EXERCISE DETAILS: All pictures are to be skipped; retype only the lines from the top of the entries through the line with "XAxis, YAxis, CartesianGrid", both included.

Dataset entries
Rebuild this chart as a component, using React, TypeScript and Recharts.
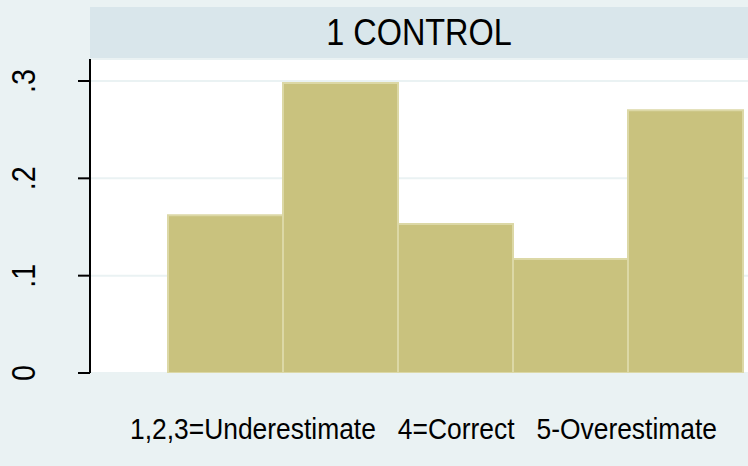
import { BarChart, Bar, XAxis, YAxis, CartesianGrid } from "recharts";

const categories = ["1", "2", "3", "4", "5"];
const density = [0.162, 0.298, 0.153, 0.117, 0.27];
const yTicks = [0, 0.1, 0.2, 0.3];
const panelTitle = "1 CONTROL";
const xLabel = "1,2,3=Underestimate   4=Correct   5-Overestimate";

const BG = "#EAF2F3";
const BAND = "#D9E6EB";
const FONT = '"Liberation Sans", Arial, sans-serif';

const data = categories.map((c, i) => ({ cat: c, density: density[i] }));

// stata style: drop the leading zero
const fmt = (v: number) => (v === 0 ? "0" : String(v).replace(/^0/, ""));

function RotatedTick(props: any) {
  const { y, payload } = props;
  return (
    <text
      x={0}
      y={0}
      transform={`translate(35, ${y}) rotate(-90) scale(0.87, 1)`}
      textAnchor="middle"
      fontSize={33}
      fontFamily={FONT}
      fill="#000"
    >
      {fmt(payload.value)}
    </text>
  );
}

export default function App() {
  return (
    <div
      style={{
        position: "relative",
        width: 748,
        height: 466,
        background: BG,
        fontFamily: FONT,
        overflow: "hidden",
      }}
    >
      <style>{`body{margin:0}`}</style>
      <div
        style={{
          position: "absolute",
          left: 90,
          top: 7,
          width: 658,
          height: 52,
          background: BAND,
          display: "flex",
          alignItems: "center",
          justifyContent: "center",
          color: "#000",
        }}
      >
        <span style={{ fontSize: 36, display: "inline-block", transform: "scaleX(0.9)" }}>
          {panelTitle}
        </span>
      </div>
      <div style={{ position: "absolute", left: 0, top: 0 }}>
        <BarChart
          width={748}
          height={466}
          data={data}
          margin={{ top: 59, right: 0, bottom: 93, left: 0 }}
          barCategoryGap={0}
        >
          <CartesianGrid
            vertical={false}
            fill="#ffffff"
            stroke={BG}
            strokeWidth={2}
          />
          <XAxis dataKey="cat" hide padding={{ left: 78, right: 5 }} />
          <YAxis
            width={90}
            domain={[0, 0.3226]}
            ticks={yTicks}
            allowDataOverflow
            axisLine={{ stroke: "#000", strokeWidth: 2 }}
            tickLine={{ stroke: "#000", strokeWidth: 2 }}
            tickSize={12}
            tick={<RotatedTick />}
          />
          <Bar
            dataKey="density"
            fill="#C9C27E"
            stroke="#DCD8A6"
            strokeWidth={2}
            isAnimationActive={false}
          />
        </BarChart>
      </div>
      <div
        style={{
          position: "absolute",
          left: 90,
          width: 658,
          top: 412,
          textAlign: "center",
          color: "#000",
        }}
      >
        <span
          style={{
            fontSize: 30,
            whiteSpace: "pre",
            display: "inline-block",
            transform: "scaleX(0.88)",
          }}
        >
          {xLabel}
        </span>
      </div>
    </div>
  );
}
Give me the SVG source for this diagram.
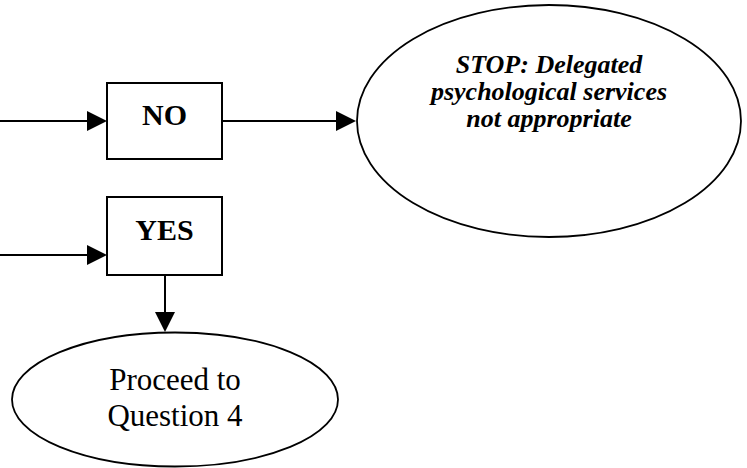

SOLUTION BELOW:
Rebuild this chart as a component, using React, TypeScript and Recharts.
import { BarChart, Bar, XAxis, YAxis, CartesianGrid } from "recharts";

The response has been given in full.